Ds. Visser, hervormd predikant in Apeldoorn, haalde de zaligsprekingen aan, waarin staat: „Zalig zijn de vreedzamen; want zij zullen Gods kinderen genaamd worden.” „In dit opzicht lijken de kinderen op hun Vader: liefdevol, barmhartig, rechtvaardig. In hen keert het beeld van God terug. Dat is geen vanzelfsprekendheid, maar het is wel het doel van het kindschap van God. Zij mogen dan ook rekenen op de liefdevolle zorg van hun Vader. Zij worden niet verstoten als zij gezondigd hebben en met berouw tot de Vader terugkeren.”
De Apeldoornse predikant vergeleek het kindschap Gods met de zegen van de adoptie. „Het aannemen tot kinderen. Hier staan we voor de diepe geheimenis van het werk van de Heilige Geest. Voorop staat de liefde van de Vader; groot en verbazingwekkend. Namelijk dat wij kinderen Gods genoemd worden. Als iemand een kind adopteert, gebeurt dat uit vrije wil. Je kiest daarvoor. Niemand die je dat verplicht. Er is niemand die God verplichtte mensen tot Zijn kinderen aan te nemen. Dat is Zijn soevereine welbehagen. Die liefde wekt ook wederliefde op. Zijn liefde is de bron, maar ook de norm. Gaat dat allemaal vanzelf? Allerminst. Dat betekent een leven vol strijd en worsteling tegen het vlees.”

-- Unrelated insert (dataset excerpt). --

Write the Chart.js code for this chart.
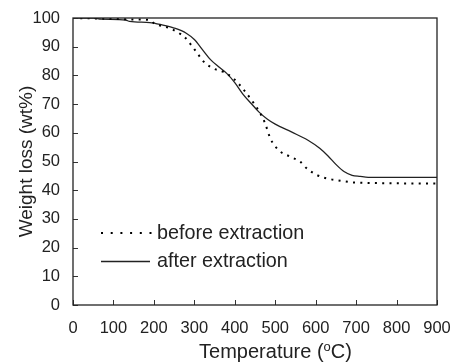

Velen zoeken naar een bijzondere ervaring, zei ds. Visser. „Spreken in tongen, vallen in de Geest. Maar we moeten door de kracht van de Heilige Geest zoeken naar verdieping van onze relatie met God de Vader. Dat we Hem werkelijk door Christus als Vader mogen kennen. De kern van het vaderschap is hierin gelegen dat de Heilige Geest ons ”Abba” laat zeggen.”